WHAT YOU WILL DO: Print the listing from its top line through the line containing "import numpy as np", nothing more, and leave out the pictures.

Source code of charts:
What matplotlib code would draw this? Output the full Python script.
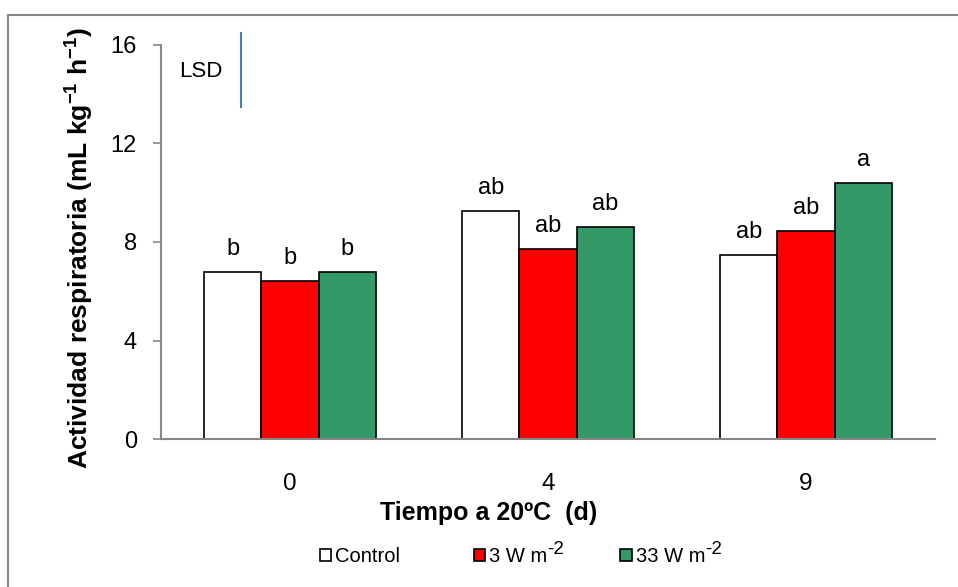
import matplotlib
matplotlib.use("Agg")
import matplotlib.pyplot as plt
from matplotlib.patches import Rectangle, Patch
import numpy as np

plt.rcParams['font.family'] = ['Liberation Sans', 'DejaVu Sans']
plt.rcParams['mathtext.fontset'] = 'custom'
plt.rcParams['mathtext.rm'] = 'Liberation Sans'
plt.rcParams['mathtext.it'] = 'Liberation Sans:italic'
plt.rcParams['mathtext.bf'] = 'Liberation Sans:bold'

# Data
categories = ["0", "4", "9"]
series_names = ["Control", "3 W m", "33 W m"]
series_sups = ["", "-2", "-2"]
control = [6.80, 9.25, 7.46]
w3 = [6.40, 7.70, 8.45]
w33 = [6.80, 8.59, 10.40]
letters_control = ["b", "ab", "ab"]
letters_w3 = ["b", "ab", "ab"]
letters_w33 = ["b", "ab", "a"]
lsd_bottom = 13.46
lsd_value = 3.0

colors = ["#FFFFFF", "#FF0000", "#339966"]
series = [control, w3, w33]
letters = [letters_control, letters_w3, letters_w33]

W, H = 958, 587
fig = plt.figure(figsize=(W / 100, H / 100), dpi=100)
ax = fig.add_axes([161 / W, 1 - 439.3 / H, (935 - 161) / W, (439.3 - 44.7) / H])

x = np.arange(len(categories))
bw = 0.222
for i, (vals, col, labs) in enumerate(zip(series, colors, letters)):
    pos = x + (i - 1) * bw
    ax.bar(pos, vals, width=bw, color=col, edgecolor="black", linewidth=1.2, zorder=3)
    for px, v, lab in zip(pos, vals, labs):
        ax.annotate(lab, (px, v), xytext=(0, 12.3), textcoords="offset points",
                    ha="center", va="baseline", fontsize=17)

ax.set_xlim(-0.5, 2.5)
ax.set_ylim(0, 16)
ax.set_yticks([0, 4, 8, 12, 16])
ax.set_xticks(x)
ax.set_xticklabels(categories)
ax.tick_params(axis="y", direction="out", length=5.8, width=1.2, color="#868686",
               labelsize=17, pad=11.5)
ax.tick_params(axis="x", length=0, labelsize=17.5, pad=24.5)
for s in ["top", "right"]:
    ax.spines[s].set_visible(False)
for s in ["left", "bottom"]:
    ax.spines[s].set_color("#868686")
    ax.spines[s].set_linewidth(1.5)
    ax.spines[s].set_zorder(4)

# Axis titles (positioned as in the reference)
fig.text(489 / W, 1 - 520 / H, "Tiempo a 20ºC  (d)", fontsize=18, fontweight="bold",
         ha="center", va="baseline")
fig.text(64 / W, 1 - 248 / H,
         r"Actividad respiratoria (mL kg$^{\mathbf{-1}}$ h$^{\mathbf{-1}}$)",
         fontsize=19, fontweight="bold", rotation=90, ha="left", va="center")

# LSD bar
ax.plot([-0.191, -0.191], [lsd_bottom, lsd_bottom + lsd_value], color="#4A7EBB",
        linewidth=1.5, clip_on=False, zorder=5)
ax.text(-0.428, lsd_bottom + lsd_value / 2 - 0.05, "LSD", fontsize=16, ha="left", va="center")

handles = [Patch(facecolor=c, edgecolor="black", linewidth=1.2) for c in colors]
leg = fig.legend(handles, series_names, loc="center left",
                 bbox_to_anchor=(320 / W, 1 - 557 / H),
                 ncol=3, frameon=False, fontsize=14.5, handlelength=0.55, handleheight=0.55,
                 handletextpad=0.2, columnspacing=3.65, borderpad=0, borderaxespad=0)

# Figure border
fig.patches.append(Rectangle((8 / W, -0.1), 1.2, (1 - 15 / H) + 0.1, transform=fig.transFigure,
                             fill=False, edgecolor="#868686", linewidth=1.5, zorder=0))

# Full-size raised superscripts in the legend labels
fig.canvas.draw()
for t, sup in zip(leg.get_texts(), series_sups):
    if not sup:
        continue
    bb = t.get_window_extent()
    descent = 0.21 * 14.5 * 100 / 72
    fig.text(bb.x1 / W, (bb.y0 + descent + 8) / H, sup, fontsize=13.5,
             ha="left", va="baseline")

fig.savefig("out.png", dpi=100)
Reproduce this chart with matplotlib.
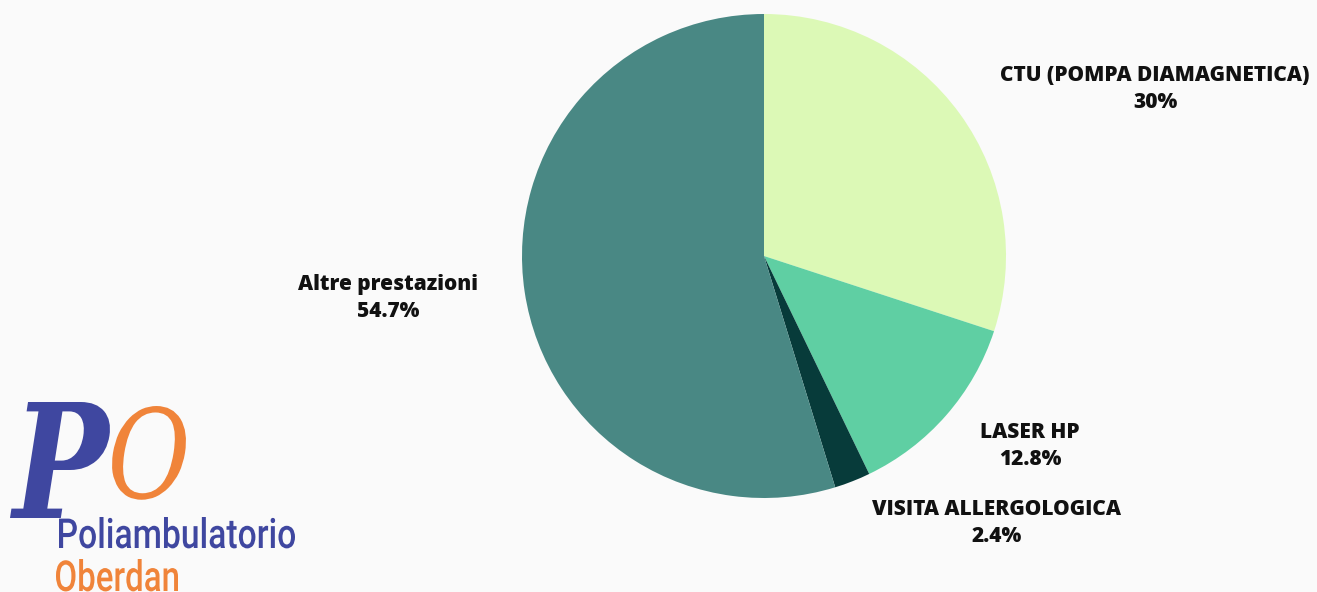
import matplotlib.pyplot as plt
from matplotlib.textpath import TextPath
from matplotlib.patches import PathPatch
from matplotlib.font_manager import FontProperties
from matplotlib.transforms import Affine2D

labels = ['CTU (POMPA DIAMAGNETICA)', 'LASER HP', 'VISITA ALLERGOLOGICA', 'Altre prestazioni']
values = [30, 12.8, 2.4, 54.7]
pct_text = ['30%', '12.8%', '2.4%', '54.7%']
colors = ['#dcf9b6', '#5fcfa3', '#073b3a', '#498884']

# label anchors in figure pixels (x, y from top)
label_pos = [(1155, 89), (1030, 446), (997, 523), (388, 298)]

W, H = 1317, 592
bg = '#fafafa'
fig = plt.figure(figsize=(W / 100, H / 100), dpi=100, facecolor=bg)

cx, cy, r = 764, 256, 242
ax = fig.add_axes([(cx - r) / W, (H - cy - r) / H, 2 * r / W, 2 * r / H])
ax.pie(values, colors=colors, startangle=90, counterclock=False, radius=1,
       wedgeprops={'linewidth': 0})
ax.set_xlim(-1, 1)
ax.set_ylim(-1, 1)
ax.set_aspect('equal')
ax.axis('off')

for lab, pct, (px, py) in zip(labels, pct_text, label_pos):
    fig.text(px / W, 1 - py / H, lab + '\n' + pct, ha='center', va='center',
             fontsize=15, fontweight='heavy', family=['Open Sans', 'DejaVu Sans'],
             color='#111111', linespacing=1.4)


# logo: text paths squeezed into a pixel box (x0, baseline, width, height)
pix = Affine2D().scale(1 / 100) + fig.dpi_scale_trans


def logo_text(s, x0, base, w, h, color, prop):
    tp = TextPath((0, 0), s, size=50, prop=prop)
    bb = tp.get_extents()
    t = Affine2D().translate(-bb.x0, 0).scale(w / bb.width, h / bb.y1).translate(x0, H - base)
    fig.patches.append(PathPatch(tp, transform=t + pix, facecolor=color,
                                 edgecolor='none', figure=fig))


blue = '#3f47a0'
orange = '#f0843a'
script = FontProperties(family='DejaVu Serif', style='italic', weight='bold')
sans = FontProperties(family='Roboto', weight='medium')
logo_text('P', 10, 518, 100, 116, blue, script)
logo_text('O', 112, 498, 74, 92, orange, FontProperties(family='DejaVu Serif', style='italic'))
logo_text('Poliambulatorio', 59, 548, 236, 31, blue, sans)
logo_text('Oberdan', 56, 591, 122, 32, orange, sans)

fig.savefig('out.png', dpi=100, facecolor=bg)
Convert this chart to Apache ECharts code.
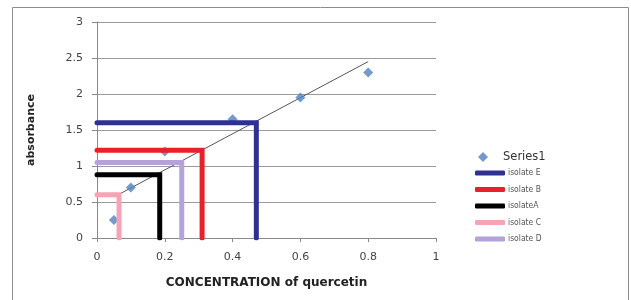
<!DOCTYPE html>
<html>
<head>
<meta charset="utf-8">
<script src="https://cdn.jsdelivr.net/npm/echarts@6/dist/echarts.min.js"></script>
<style>
  html, body { margin: 0; padding: 0; background: #fff; }
  #chart { width: 631px; height: 300px; }
</style>
</head>
<body>
<div id="chart"></div>
<script>
// measured points (Series1)
var concX = [0.05, 0.1, 0.2, 0.4, 0.6, 0.8];
var absY = [0.25, 0.7, 1.2, 1.65, 1.95, 2.3];
// linear trend line ends
var trendX = [0.05, 0.8];
var trendY = [0.57, 2.45];
var isolateNames = ['isolate E', 'isolate B', 'isolateA', 'isolate C', 'isolate D'];
var isolateConc = [0.47, 0.31, 0.185, 0.065, 0.25];
var isolateAbs = [1.6, 1.22, 0.88, 0.6, 1.05];
var isolateColors = ['#2e3192', '#e8202a', '#000000', '#f5a3b5', '#b3a3d8'];
var yTicks = [0, 0.5, 1, 1.5, 2, 2.5, 3];
var xTicks = [0, 0.2, 0.4, 0.6, 0.8, 1];

var chart = echarts.init(document.getElementById('chart'));

var series = [
  {
    name: 'Series1',
    type: 'scatter',
    symbol: 'diamond',
    symbolSize: 10,
    itemStyle: { color: '#4f81bd' },
    data: concX.map(function (x, i) { return [x, absY[i]]; }),
    z: 3
  },
  {
    name: 'trend',
    type: 'line',
    symbol: 'none',
    silent: true,
    lineStyle: { color: '#555', width: 1 },
    data: trendX.map(function (x, i) { return [x, trendY[i]]; }),
    z: 2
  }
];
isolateNames.forEach(function (n, i) {
  series.push({
    name: n,
    type: 'line',
    symbol: 'none',
    color: isolateColors[i],
    lineStyle: { color: isolateColors[i], width: 5, cap: 'round', join: 'miter' },
    data: [[0, isolateAbs[i]], [isolateConc[i], isolateAbs[i]], [isolateConc[i], 0]],
    z: 4
  });
});

chart.setOption({
  animation: false,
  grid: { left: 97, right: 195, top: 22, bottom: 62 },
  xAxis: {
    type: 'value',
    min: 0, max: 1, interval: 0.2,
    name: 'CONCENTRATION of quercetin',
    nameLocation: 'middle',
    nameGap: 39,
    nameTextStyle: { fontFamily: 'DejaVu Sans', fontWeight: 'bold', fontSize: 12, color: '#222' },
    axisLine: { lineStyle: { color: '#8a8a8a' } },
    axisTick: { show: true, length: 4, lineStyle: { color: '#8a8a8a' } },
    splitLine: { show: false },
    axisLabel: {
      fontFamily: 'DejaVu Sans', fontSize: 11, color: '#444', margin: 14,
      formatter: function (v) { return xTicks.indexOf(v) >= 0 ? String(v) : ''; }
    }
  },
  yAxis: {
    type: 'value',
    min: 0, max: 3, interval: 0.5,
    name: 'absorbance',
    nameLocation: 'middle',
    nameGap: 60,
    nameRotate: 90,
    nameTextStyle: { fontFamily: 'DejaVu Sans', fontWeight: 'bold', fontSize: 11, color: '#222' },
    axisLine: { show: true, lineStyle: { color: '#8a8a8a' } },
    axisTick: { show: true, length: 5, lineStyle: { color: '#8a8a8a' } },
    splitLine: { show: true, lineStyle: { color: '#9a9a9a' } },
    axisLabel: {
      fontFamily: 'DejaVu Sans', fontSize: 11, color: '#444', margin: 14,
      formatter: function (v) { return yTicks.indexOf(v) >= 0 ? String(v) : ''; }
    }
  },
  legend: [
    {
      data: ['Series1'],
      left: 478, top: 151,
      padding: 0,
      icon: 'diamond',
      itemWidth: 10, itemHeight: 10,
      itemGap: 0,
      textStyle: { fontFamily: 'DejaVu Sans', fontSize: 11.5, color: '#333', padding: [0, 0, 0, 10] }
    },
    {
      data: isolateNames,
      orient: 'vertical',
      left: 475, top: 167,
      padding: 0,
      icon: 'roundRect',
      itemWidth: 30, itemHeight: 5,
      itemGap: 4.5,
      textStyle: { fontFamily: 'DejaVu Sans Condensed', fontSize: 8.5, color: '#555', lineHeight: 12, padding: [0, 0, 0, -2] }
    }
  ],
  graphic: [
    {
      type: 'rect',
      shape: { x: 12.5, y: 7.5, width: 616, height: 310 },
      style: { fill: 'none', stroke: '#8c8c8c', lineWidth: 1 },
      silent: true
    }
  ],
  series: series
});
</script>
</body>
</html>
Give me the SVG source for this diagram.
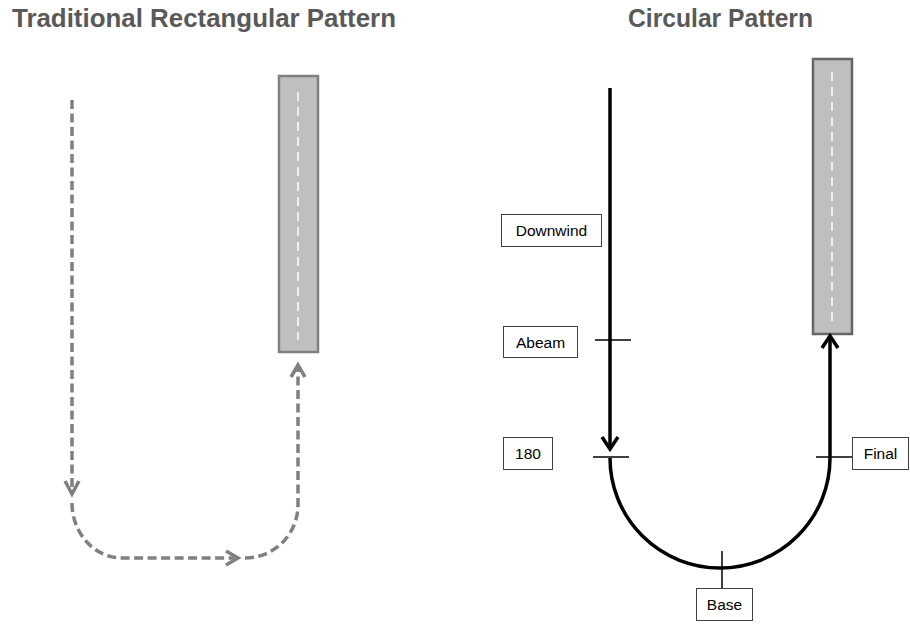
<svg xmlns="http://www.w3.org/2000/svg" width="910" height="624" viewBox="0 0 910 624">
<style>
.title{font-family:"Liberation Sans",Arial,sans-serif;font-weight:bold;font-size:25px;fill:#595959}
.lbl{font-family:"Liberation Sans",Arial,sans-serif;font-size:15.5px;fill:#000}
.box{fill:#fff;stroke:#404040;stroke-width:1}
.rwy{fill:#bfbfbf;stroke-width:2.5}
.cl{stroke:#fff;stroke-width:1.5;stroke-dasharray:9,6;fill:none}
.dash{fill:none;stroke:#808080;stroke-width:3.5;stroke-dasharray:9,4.5}
.dhead{fill:none;stroke:#808080;stroke-width:3.5;stroke-linejoin:miter;stroke-linecap:butt}
.solid{fill:none;stroke:#000;stroke-width:3.5}
.tick{fill:none;stroke:#000;stroke-width:1.5}
</style>
<text class="title" x="12" y="27" textLength="384" lengthAdjust="spacingAndGlyphs">Traditional Rectangular Pattern</text>
<text class="title" x="628" y="27" textLength="185" lengthAdjust="spacingAndGlyphs">Circular Pattern</text>

<g id="runway-left">
<rect class="rwy" x="279" y="76" width="39" height="276" stroke="#808080"/>
<line class="cl" x1="298" y1="92" x2="298" y2="340"/>
</g>
<g id="runway-right">
<rect class="rwy" x="813" y="59" width="39" height="275" stroke="#666"/>
<line class="cl" x1="832" y1="72" x2="832" y2="323"/>
</g>

<g id="connectors">
<path class="dash" d="M72,100 V492"/>
<path class="dhead" d="M65,481 L72,494 L79,481"/>
<path class="dash" d="M72,503 A50,55 0 0 0 122,558 H234"/>
<path class="dhead" d="M226,551 L238,558 L226,565"/>
<path class="dash" d="M245,558 A53,53 0 0 0 298,505 V368"/>
<path class="dhead" d="M291,377 L298,365 L305,377"/>

<path class="solid" d="M610,88 V446"/>
<path class="solid" d="M602,437 L610,449 L618,437"/>
<path class="solid" d="M610,458 A110,110 0 0 0 830,458 V337"/>
<path class="solid" d="M822,348 L830,336 L838,348"/>
<line class="tick" x1="595" y1="340" x2="631" y2="340"/>
<line class="tick" x1="593" y1="457" x2="629" y2="457"/>
<line class="tick" x1="816" y1="457" x2="852" y2="457"/>
<line class="tick" x1="722" y1="551" x2="722" y2="588"/>
</g>

<g id="downwind"><rect class="box" x="501.5" y="214.5" width="100" height="32"/><text class="lbl" x="551.5" y="236" text-anchor="middle">Downwind</text></g>
<g id="abeam"><rect class="box" x="503.5" y="326.5" width="74" height="31"/><text class="lbl" x="540.5" y="347.5" text-anchor="middle">Abeam</text></g>
<g id="n180"><rect class="box" x="503.5" y="437.5" width="49" height="32"/><text class="lbl" x="528" y="459" text-anchor="middle">180</text></g>
<g id="final"><rect class="box" x="852.5" y="437.5" width="56" height="32"/><text class="lbl" x="880.5" y="459" text-anchor="middle">Final</text></g>
<g id="base"><rect class="box" x="696.5" y="588.5" width="56" height="32"/><text class="lbl" x="724.5" y="610" text-anchor="middle">Base</text></g>
</svg>
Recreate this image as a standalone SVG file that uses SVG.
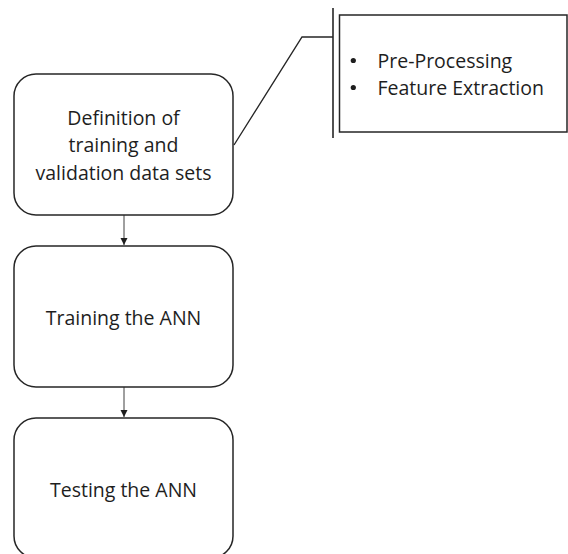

RESULT FOR THIS TASK:
What matplotlib code would draw this? Output the full Python script.
import matplotlib
matplotlib.use("Agg")
import matplotlib.pyplot as plt
from matplotlib.patches import Rectangle, Patch
import numpy as np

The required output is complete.